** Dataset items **
:::::

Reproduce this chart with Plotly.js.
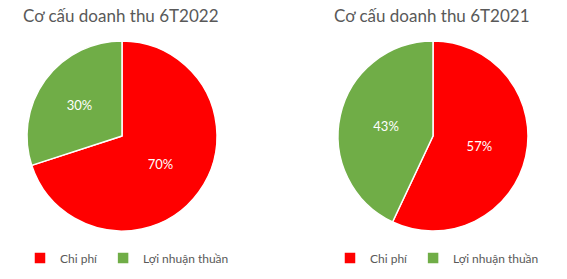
<!DOCTYPE html>
<html>
<head>
<meta charset="utf-8">
<script src="https://cdn.plot.ly/plotly-3.0.1.min.js"></script>
<style>html,body{margin:0;padding:0;background:#fff;}#chart{width:567px;height:279px;}</style>
</head>
<body>
<div id="chart"></div>
<script>
const categories = ["Chi phí", "Lợi nhuận thuần"];
const values2022 = [70, 30];
const values2021 = [57, 43];
const titles = ["Cơ cấu doanh thu 6T2022", "Cơ cấu doanh thu 6T2021"];
const colors = ["#FF0000", "#70AD47"];

const FONT = "Lato, 'Open Sans', sans-serif";
const common = {
  type: "pie",
  sort: false,
  direction: "clockwise",
  rotation: 0,
  marker: {colors: colors, line: {color: "#ffffff", width: 1.5}},
  textinfo: "percent",
  texttemplate: "%{percent:.0%}",
  textposition: "inside",
  insidetextfont: {family: FONT, size: 13, color: "#ffffff"},
  hoverinfo: "label+percent",
  showlegend: true
};

const data = [
  Object.assign({}, common, {
    labels: categories,
    values: values2022,
    domain: {x: [27/567, 217/567], y: [1 - 231/279, 1 - 41/279]},
    legend: "legend"
  }),
  Object.assign({}, common, {
    // zero-width space keeps the second legend's entries distinct from the first
    labels: categories.map(c => c + "\u200B"),
    values: values2021,
    domain: {x: [338/567, 528/567], y: [1 - 231/279, 1 - 41/279]},
    legend: "legend2"
  })
];

const legendBase = {
  orientation: "h",
  font: {family: FONT, size: 12, color: "#595959"},
  xanchor: "left",
  yanchor: "middle",
  y: 1 - 258/279,
  itemwidth: 30,
  bgcolor: "rgba(0,0,0,0)",
  traceorder: "normal"
};

const layout = {
  width: 567,
  height: 279,
  margin: {l: 0, r: 0, t: 0, b: 0},
  paper_bgcolor: "#ffffff",
  plot_bgcolor: "#ffffff",
  font: {family: FONT, color: "#595959"},
  legend: Object.assign({}, legendBase, {x: 20/567}),
  legend2: Object.assign({}, legendBase, {x: 330/567}),
  annotations: [
    {text: titles[0], x: 121/567, y: 1 - 16/279, xref: "paper", yref: "paper", xanchor: "center", yanchor: "middle", showarrow: false, font: {family: FONT, size: 17, color: "#595959"}},
    {text: titles[1], x: 432/567, y: 1 - 16/279, xref: "paper", yref: "paper", xanchor: "center", yanchor: "middle", showarrow: false, font: {family: FONT, size: 17, color: "#595959"}}
  ]
};

Plotly.newPlot("chart", data, layout, {displayModeBar: false, staticPlot: true});
</script>
</body>
</html>
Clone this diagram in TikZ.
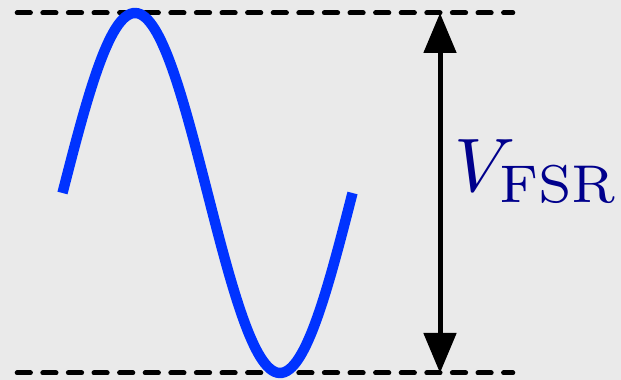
\documentclass[tikz,border=0pt]{standalone}
\usepackage{amsmath,amssymb}
\usetikzlibrary{arrows.meta}
\definecolor{wavecol}{RGB}{0,51,255}
\definecolor{fsrcol}{RGB}{0,0,140}
\definecolor{fondcol}{RGB}{234,234,234}
\tikzset{>=Triangle,every node/.style={font=\normalsize},level/.style={line width=.125cm,dash pattern=on .33cm off .31cm,line cap=round},wave/.style={line width=.26cm,wavecol},span/.style={line width=.125cm,{Triangle[length=1cm,width=.8cm]}-{Triangle[length=1cm,width=.8cm]}}}

\begin{document}
\begin{tikzpicture}
\fill[fondcol] (0,0) rectangle (15.525,9.5);\useasboundingbox (0,0) rectangle (15.525,9.5);
% Niveaux haut et bas : pleine echelle, 1px = 0.025cm.
\coordinate (H0) at (.43,9.175);\coordinate (H1) at (12.82,9.175);\coordinate (B0) at (.43,.175);\coordinate (B1) at (12.82,.175);
\draw[level] (H0)--(H1);\draw[level] (B0)--(B1);
\draw[wave] plot[domain=0:360,samples=120,smooth] ({1.5625+\x/360*7.25},{4.675+4.5*sin(\x)});
\coordinate (T) at (11,9.175);\coordinate (U) at (11,.175);\draw[span] (T)--(U);
\node[scale=5.4,anchor=base west,inner sep=0,text=fsrcol] (fsr) at (11.33,4.72){$V_{\mathrm{FSR}}$};
\end{tikzpicture}
\end{document}
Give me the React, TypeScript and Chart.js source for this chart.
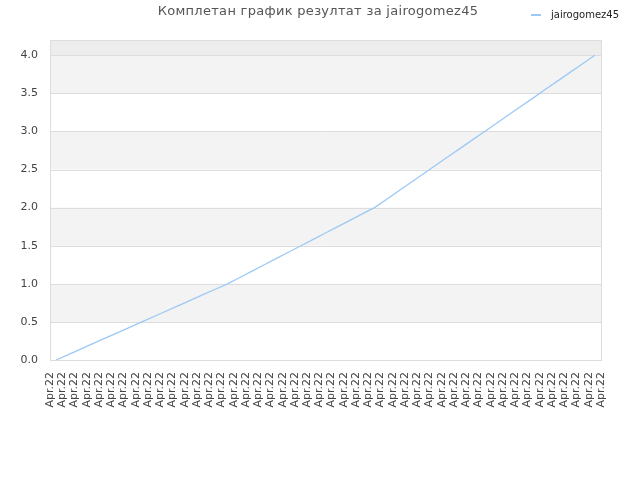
import { useEffect, useRef } from "react";
import { Chart, registerables, Plugin } from "chart.js";

Chart.register(...registerables);

const TITLE = "Комплетан график резултат за jairogomez45";
const SERIES_NAME = "jairogomez45";

// one tick label per day on the axis
const dateLabels: string[] = Array(46).fill("Apr.22");

// cumulative score, one value per game
const scores: number[] = [
  0, 0.071, 0.143, 0.214, 0.286, 0.357, 0.429, 0.5, 0.571, 0.643, 0.714, 0.786, 0.857, 0.929, 1.0,
  1.083, 1.167, 1.25, 1.333, 1.417, 1.5, 1.583, 1.667, 1.75, 1.833, 1.917, 2.0,
  2.111, 2.222, 2.333, 2.444, 2.556, 2.667, 2.778, 2.889, 3.0, 3.111, 3.222, 3.333, 3.444, 3.556, 3.667,
  3.778, 3.889, 4.0,
];
const gameLabels: string[] = scores.map((_, i) => String(i + 1));

const yTicks: number[] = [0, 0.5, 1, 1.5, 2, 2.5, 3, 3.5, 4];
const grayBands: [number, number][] = [
  [0.5, 1],
  [1.5, 2],
  [2.5, 3],
  [3.5, 4],
];

const LINE_COLOR = "#9cc9f5";
const FONT = "DejaVu Sans";

// striped background + frame behind the line
const bandsPlugin: Plugin<"line"> = {
  id: "bands",
  beforeDatasetsDraw(chart) {
    const { ctx, chartArea: a, scales } = chart;
    const y = scales.y;
    ctx.save();
    ctx.fillStyle = "#f3f3f3";
    for (const [lo, hi] of grayBands) {
      const top = y.getPixelForValue(hi);
      ctx.fillRect(a.left, top, a.right - a.left, y.getPixelForValue(lo) - top);
    }
    ctx.fillStyle = "#ededed";
    const top4 = y.getPixelForValue(4);
    ctx.fillRect(a.left, a.top, a.right - a.left, top4 - a.top);
    ctx.strokeStyle = "#dddddd";
    ctx.lineWidth = 1;
    for (const v of yTicks) {
      const py = Math.round(y.getPixelForValue(v)) + 0.5;
      ctx.beginPath();
      ctx.moveTo(a.left, py);
      ctx.lineTo(a.right, py);
      ctx.stroke();
    }
    ctx.strokeRect(Math.round(a.left) + 0.5, Math.round(a.top) + 0.5, Math.round(a.right - a.left), Math.round(a.bottom - a.top));
    ctx.restore();
  },
};

// title and legend share the top row
const headerPlugin: Plugin<"line"> = {
  id: "header",
  afterDraw(chart) {
    const { ctx, width } = chart;
    const ds = chart.data.datasets[0];
    ctx.save();
    ctx.fillStyle = "#555";
    ctx.font = `13px "${FONT}"`;
    (ctx as any).letterSpacing = "0.3px";
    ctx.textAlign = "center";
    ctx.textBaseline = "middle";
    ctx.fillText(TITLE, width / 2 - 2, 12);
    (ctx as any).letterSpacing = "0px";

    const x0 = width - 109;
    ctx.strokeStyle = ds.borderColor as string;
    ctx.lineWidth = 2;
    ctx.beginPath();
    ctx.moveTo(x0, 15);
    ctx.lineTo(x0 + 10, 15);
    ctx.stroke();
    ctx.fillStyle = "#222";
    ctx.font = `10px "${FONT}"`;
    ctx.textAlign = "left";
    ctx.fillText(ds.label ?? "", x0 + 20, 15);
    ctx.restore();
  },
};

export default function App() {
  const canvasRef = useRef<HTMLCanvasElement>(null);

  useEffect(() => {
    document.body.style.margin = "0";
    if (!canvasRef.current) return;

    const chart = new Chart(canvasRef.current, {
      type: "line",
      data: {
        labels: gameLabels,
        datasets: [
          {
            label: SERIES_NAME,
            data: scores,
            xAxisID: "games",
            borderColor: LINE_COLOR,
            borderWidth: 1.3,
            pointRadius: 0,
            tension: 0,
            fill: false,
          },
        ],
      },
      options: {
        responsive: false,
        animation: false,
        layout: { padding: { top: 40, right: 39, left: 0, bottom: 0 } },
        plugins: {
          legend: { display: false },
          tooltip: { enabled: false },
          title: { display: false },
        },
        scales: {
          x: {
            type: "category",
            labels: dateLabels,
            offset: false,
            grid: { display: false, drawTicks: false },
            border: { display: false },
            ticks: {
              autoSkip: false,
              minRotation: 90,
              maxRotation: 90,
              padding: 12,
              color: "#444",
              font: { family: FONT, size: 11 },
            },
            afterFit: (s) => {
              s.height = 120;
            },
          },
          games: {
            type: "category",
            offset: true,
            display: false,
          },
          y: {
            min: 0,
            max: 4.2,
            grid: { display: false, drawTicks: false },
            border: { display: false },
            afterBuildTicks: (s) => {
              s.ticks = yTicks.map((v) => ({ value: v }));
            },
            ticks: {
              padding: 12,
              color: "#444",
              font: { family: FONT, size: 11 },
              callback: (v) => Number(v).toFixed(1),
            },
            afterFit: (s) => {
              s.width = 50;
            },
          },
        },
      },
      plugins: [bandsPlugin, headerPlugin],
    });

    return () => {
      chart.destroy();
    };
  }, []);

  return (
    <div style={{ width: 640, height: 480 }}>
      <canvas ref={canvasRef} width={640} height={480} />
    </div>
  );
}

:::::

** Requirement **
Nothing but the lines from the one with "Clone this diagram in TikZ." through the one with "width=.125cm,dash pattern=on .33cm" should be copied, word for word. Pictures are left out.

** Written response **
Clone this diagram in TikZ.
\documentclass[tikz,border=0pt]{standalone}
\usepackage{amsmath,amssymb}
\usetikzlibrary{arrows.meta}
\definecolor{wavecol}{RGB}{0,51,255}
\definecolor{fsrcol}{RGB}{0,0,140}
\definecolor{fondcol}{RGB}{234,234,234}
\tikzset{>=Triangle,every node/.style={font=\normalsize},level/.style={line width=.125cm,dash pattern=on .33cm off .31cm,line cap=round},wave/.style={line width=.26cm,wavecol},span/.style={line width=.125cm,{Triangle[length=1cm,width=.8cm]}-{Triangle[length=1cm,width=.8cm]}}}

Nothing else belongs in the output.